On the Wagon

Thanksgiving Dance by Winslow Homer

It’s been over six months since I’ve had a drink. It’s pandemic-related. I didn’t want a depressant to make me sleepy while reading poetry and binge-watching Schitt’s Creek and ACORN shows. 

To be honest, I hardly noticed. I had a glass of wine maybe three times a week. My husband loved to buy me wine (he stopped drinking about ten years ago). He’s a professional shopper. Literally. He bought books and serials as a university librarian. That was what attracted me first. I read the list of journal subscriptions from his library and thought, I have got to go there. I’ve got to visit this place and see the shelves. This was in West Virginia, a place of hills and pine forests and squiggly roads that terrified me. I had just moved to Beckley, where I worked in a very small junior college in the evenings and for a traveling graduate school during the day. And there was that library just down the turnpike, jewels glittering in its serials list.

He used the same skills to buy wine for me. The best quality bottle. The lowest price. And only what I liked. 

As we enter Thanksgiving week, I realize that I’m triggered.
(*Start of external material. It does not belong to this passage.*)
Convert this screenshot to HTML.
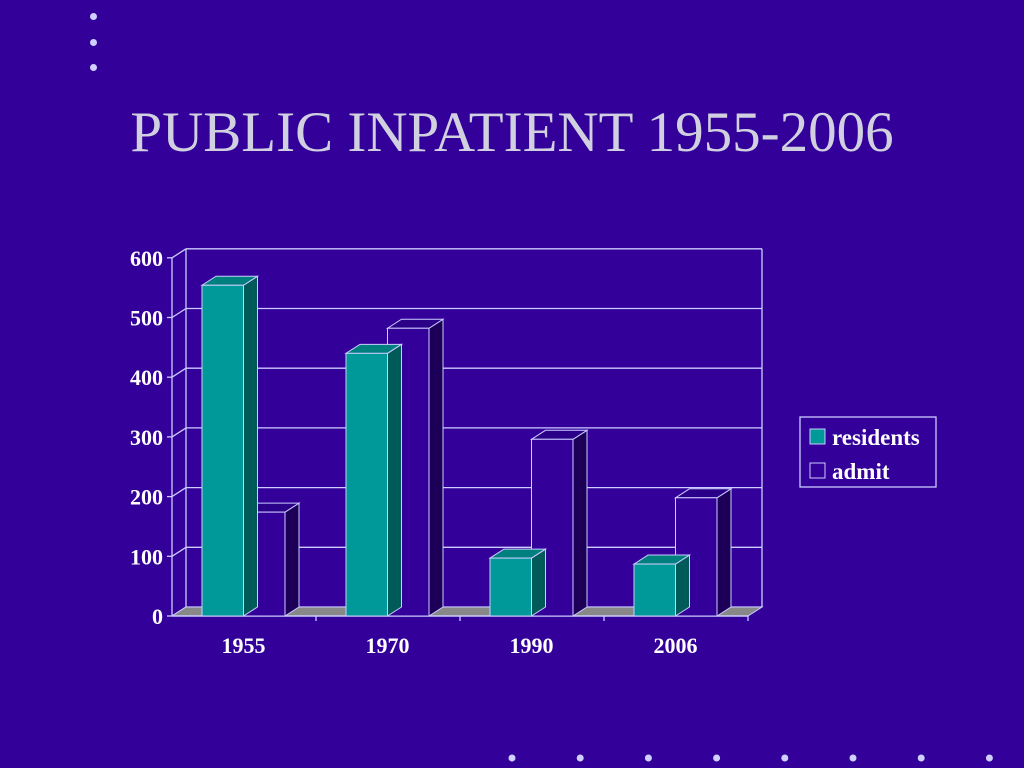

I want a drink.  

Because at this time of the year, I drink with others.

This is what I miss and what I want:

    to eat with others, to toast one another and our togetherness, 

    to sing, laugh, learn something about someone I thought I knew,

    sit with four generations of family and watch how genetics and psychology make the youngest resemble the oldest and vice versa,    

    become suddenly affectionate and hug everyone in a circle,  

    eat my fill of food traditional and new, 

    drink something with deep, sweet, and bitter depths,   

    and afterward, close my eyes and think, all is well, and nap with a sense of well-being.